Her importance was undeniable. When someone asked the Pope his opinion on a matter, his first response was: “What will Donna Olimpa say?”
Ultimately, diplomats knew that the best way to gain the Pope’s favour was to bribe Donna Olimpia with cash. She was seen as greedy and corrupt. But some diplomats also praised her intellect—for example, the French ambassador informed King Louis XIV that she was a “great lady.”
The long hours she spent at the papal palace, often with the Pope, behind closed doors, and the seemingly absurd degree of influence over him that she held, led to a widely spread assumption that she was his mistress. This was never proven at the time, despite everyone’s curiosity and the incessant rumours, and the truth is lost to history. We’ll never know.
Later Years and Legacy
Unfortunately Donna Olimpia made many enemies during her time in power. After her brother-in-law died, the new Pope that succeeded him launched an investigation into her conduct during his predecessors’s reign, looking into her “corruption, embezzlement, and the perplexing disappearance of the entire Vatican Treasury.” The investigation didn’t go anywhere, but she was exiled from Rome and in 1657, Olimpia died alone from the bubonic plague.

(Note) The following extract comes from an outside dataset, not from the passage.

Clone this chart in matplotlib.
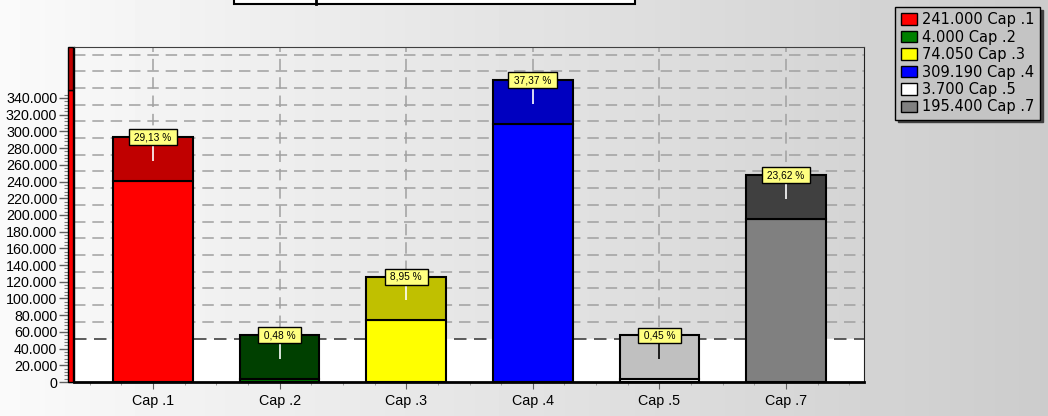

According to Herman, Olimpia’s enemies in the Church instantly “moved to eradicate the scandalous memory of this audacious woman who had ruled them all.” Biased accounts further besmirched her reputation or removed her from the picture entirely. She became all but forgotten.
Now, centuries later, her name has come to light again.
Her 2008 biography, the first account of her life written in English, brought her story to new readers, and in 2019, an important, long-lost portrait of Olimpia by the Spanish master Diego Velázquez was discovered, causing quite the stir in the art world, and was set to be auctioned off by Sotheby’s for an estimated £2,000,000–3,000,000.
As Olimpia’s biographer writes, “Regardless of whether she was the mistress of the pope, she certainly was mistress of the Vatican, appointing cardinals, negotiating with foreign powers, and raking in immense sums from the papal treasury.”
All in all, she was “a baroque rock star,” and should be remembered as such.